AP College Football Writer

The Atlantic Coast Conference reworked its football schedule Wednesday to allow each team to play 11 games and to incorporate Notre Dame, which is giving up its storied independence in a year rocked by the coronavirus pandemic.

The ACC’s university presidents approved plans for an 11-game schedule, including one nonconference game, and for pushing back both the first week (to Sept. 7) and the league championship game (from Dec. 5 to either Dec. 12 or 19).

The ACC will eliminate its traditional divisional format this season and the two teams with the best winning percentages in conference play will meet in Charlotte, North Carolina, for the league championship game. The league will release specific dates and broadcast plans later.

Notre Dame, which competes in the ACC in all sports except football and hockey, will play in a football conference for the first time in the 133-year history of the proudly independent program — if the season is played. The pandemic is threatening to wipe out the fall season, but the biggest conferences are taking steps to try to mitigate potential disruptions and somehow play football, a critical revenue producer through its broadcast rights deals.

“We recognize that we may need to be nimble and make adjustments in the future,” ACC Commissioner John Swofford said in a statement. “We will be as prepared as possible should that need arise.”

Notre Dame already had a scheduling agreement with the ACC that puts five or six game with the league on the Fighting Irish schedule every year. They had six this season, including Clemson, Duke, Wake Forest, Georgia Tech, Louisville and Pitt. Added to that will be home games against Florida State and Syracuse and road games against North Carolina and Boston College.

Notre Dame lost three games on its original schedule against Big Ten and Pac-12 opponents when those conference decided to play only conference games. The Big 12 and Southeastern Conference have not announced any changes to their football schedules.

The ACC and Notre Dame also agreed to equally share TV revenue – including the Fighting Irish’s deal with NBC as a football independent – among the 15 schools.

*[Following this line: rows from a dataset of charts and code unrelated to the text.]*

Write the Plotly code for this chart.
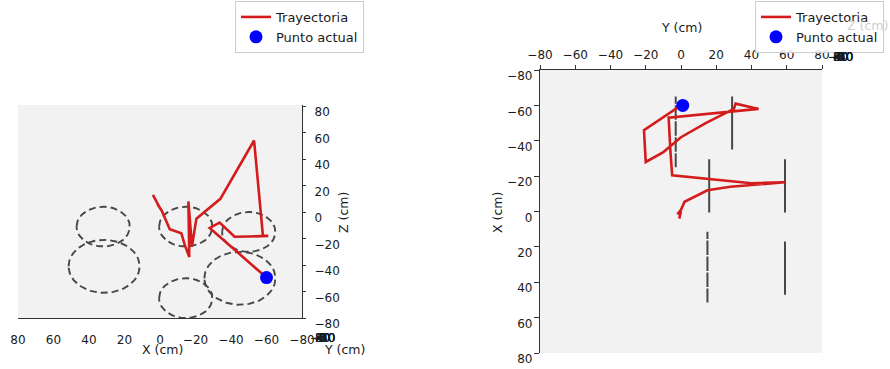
import numpy as np
import plotly.graph_objects as go

# ---------------- data ----------------
# trajectory (cm)
traj_x = [4, 0, 1.5, -1, -5.5, -12, -14, -16.5, -16, -18, -20.5, -34, -53, -58, -61, -58, -50, -42, -33.6, -28, -46, -58, -60]
traj_y = [-1, 0, -2, 0, 2, 15, 28, 59, 40, 18, -5, -6, -7, 44, 31, 30, 14, 0, -10, -20, -21, -3, 1]
traj_z = [13, 3, 6, 1, -13, -16, -25, -34, 8, -26, -5, 10, 54, -18, -18, -18.5, -18.5, -18.7, -8, -12, -33, -47, -49.5]
# current point
cur_x = [-60]
cur_y = [1]
cur_z = [-49.5]
# obstacles: rings lying in planes of constant Y
ring_cx = [-45, -50, -14.5, -14.5, 31.5, 32]
ring_cy = [-3, 29, 16, 59, 15, 59]
ring_cz = [-50, -15, -11, -65, -41, -11]
ring_r = [20, 15, 15, 15, 20, 15]
tick_vals = [-80, -60, -40, -20, 0, 20, 40, 60, 80]

W, H = 890, 369
FONT = "DejaVu Sans"
TXT = "#1a1a1a"
RED = "#d41c1c"
RING = "#474747"

# ring outlines
t = np.linspace(0, 2 * np.pi, 97)
side_x, side_z, top_y, top_x = [], [], [], []
for cx, cy, cz, r in zip(ring_cx, ring_cy, ring_cz, ring_r):
    side_x += list(cx + r * np.cos(t)) + [None]
    side_z += list(cz + r * np.sin(t)) + [None]
    top_y += [cy] * len(t) + [None]
    top_x += list(cx + r * np.cos(t)) + [None]

fig = go.Figure()

# ---------- left panel: X-Z view ----------
fig.add_trace(go.Scatter(x=side_x, y=side_z, mode="lines", xaxis="x", yaxis="y",
                         line=dict(color=RING, width=1.9, dash="7px,4px"),
                         showlegend=False, hoverinfo="skip"))
fig.add_trace(go.Scatter(x=traj_x, y=traj_z, mode="lines", xaxis="x", yaxis="y",
                         line=dict(color=RED, width=2.6), name="Trayectoria", legend="legend"))
fig.add_trace(go.Scatter(x=cur_x, y=cur_z, mode="markers", xaxis="x", yaxis="y",
                         marker=dict(color="#0000ff", size=13), name="Punto actual", legend="legend"))

# ---------- right panel: Y-X (top) view ----------
fig.add_trace(go.Scatter(x=top_y, y=top_x, mode="lines", xaxis="x2", yaxis="y2",
                         line=dict(color=RING, width=2, dash="14px,2px"),
                         showlegend=False, hoverinfo="skip"))
fig.add_trace(go.Scatter(x=traj_y, y=traj_x, mode="lines", xaxis="x2", yaxis="y2",
                         line=dict(color=RED, width=2.6), name="Trayectoria", legend="legend2"))
fig.add_trace(go.Scatter(x=cur_y, y=cur_x, mode="markers", xaxis="x2", yaxis="y2",
                         marker=dict(color="#0000ff", size=13), name="Punto actual", legend="legend2"))

def px(x):
    return x / W

def py(y):
    return 1 - y / H

tickfont = dict(family=FONT, size=12, color=TXT)
axcommon = dict(showgrid=False, zeroline=False, tickvals=tick_vals, tickfont=tickfont,
                showline=True, linecolor="#333333", linewidth=1.3, tickcolor="#333333",
                automargin=False)

annotations = []
def ann(x, y, text, angle=0, color=TXT, size=12.5):
    annotations.append(dict(x=px(x), y=py(y), xref="paper", yref="paper", text=text,
                            showarrow=False, textangle=angle, xanchor="center", yanchor="middle",
                            font=dict(family=FONT, size=size, color=color)))

def fmt(v):
    return ("\u2212" + str(-v)) if v < 0 else str(v)

# left panel titles and collapsed Y-axis labels
ann(162, 349, "X (cm)")
ann(344, 349, "Y (cm)")
ann(343, 213, "Z (cm)", angle=-90)
for v in tick_vals:
    ann(322, 338, fmt(v), size=12)
# right panel titles and collapsed Z-axis labels
ann(681, 28, "Y (cm)")
ann(497, 213, "X (cm)", angle=-90)
ann(867, 26, "Z (cm)", color="#cfcfcf")
for v in tick_vals:
    ann(840, 57, fmt(v), size=12)

legend_common = dict(bgcolor="rgba(255,255,255,0.85)", bordercolor="#cccccc", borderwidth=1,
                     font=dict(family=FONT, size=13, color=TXT), xanchor="left", yanchor="top",
                     itemwidth=30, tracegroupgap=0)

fig.update_layout(
    width=W, height=H,
    margin=dict(l=0, r=0, t=0, b=0, autoexpand=False),
    paper_bgcolor="white",
    plot_bgcolor="#f2f2f2",
    font=dict(family=FONT, size=12, color=TXT),
    xaxis=dict(domain=[px(18), px(302)], range=[80, -80], anchor="y", ticks="",
               ticklabelstandoff=10, **axcommon),
    yaxis=dict(domain=[py(318), py(105)], range=[-80, 80.8], anchor="x", side="right",
               ticks="outside", ticklen=3, ticklabelstandoff=6, ticklabelshift=6, **axcommon),
    xaxis2=dict(domain=[px(540), px(822)], range=[-80, 80], anchor="y2", side="top",
                ticks="outside", ticklen=4, ticklabelstandoff=1, **axcommon),
    yaxis2=dict(domain=[py(353), py(70)], range=[80, -80], anchor="x2", side="left",
                ticks="outside", ticklen=5, ticklabelstandoff=-1, ticklabelshift=-6, **axcommon),
    legend=dict(x=px(235), y=py(1), **legend_common),
    legend2=dict(x=px(755), y=py(1), **legend_common),
    annotations=annotations,
    showlegend=True,
)

fig.write_html("out.html")
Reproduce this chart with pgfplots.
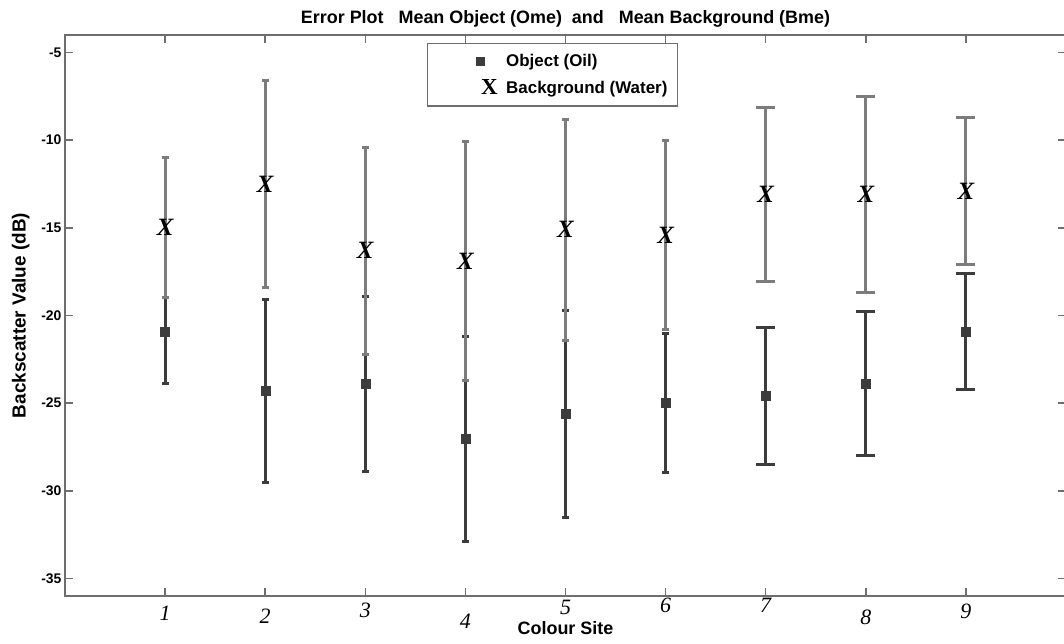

The ACC said the nonconference game must be played in the ACC school’s home state – a move intended to save traditional instate rivalries such as Georgia-Georgia Tech, Florida State-Florida and Clemson-South Carolina. The decision appears to rule out three early-season games in Atlanta at Mercedes-Benz Stadium: North Carolina against Auburn; Virginia against Georgia; and Florida State against West Virginia.

Additionally, any nonconference opponent must meet medical protocol requirements set forth by the ACC.

Those recommendations include regular testing for most athletes, from weekly tests in football within three days of a game to every-other-week tests in sports representing a “medium” risk such as baseball, softball and cross country.

The ACC also announced that fall team sports for non-revenue programs would begin Sept. 10 with a conference schedule that meets the NCAA’s minimum requirement for games: 10 for volleyball and six for field hockey, men’s soccer and women’s soccer. Additional games against conference or nonconference opponents would be left up to the schools, though they wouldn’t count in the ACC standings.

The plan says that teams in winter and spring sports may continue workouts, but the league is canceling any out-of-season fall competitions for golf, tennis, rowing, lacrosse, softball and baseball.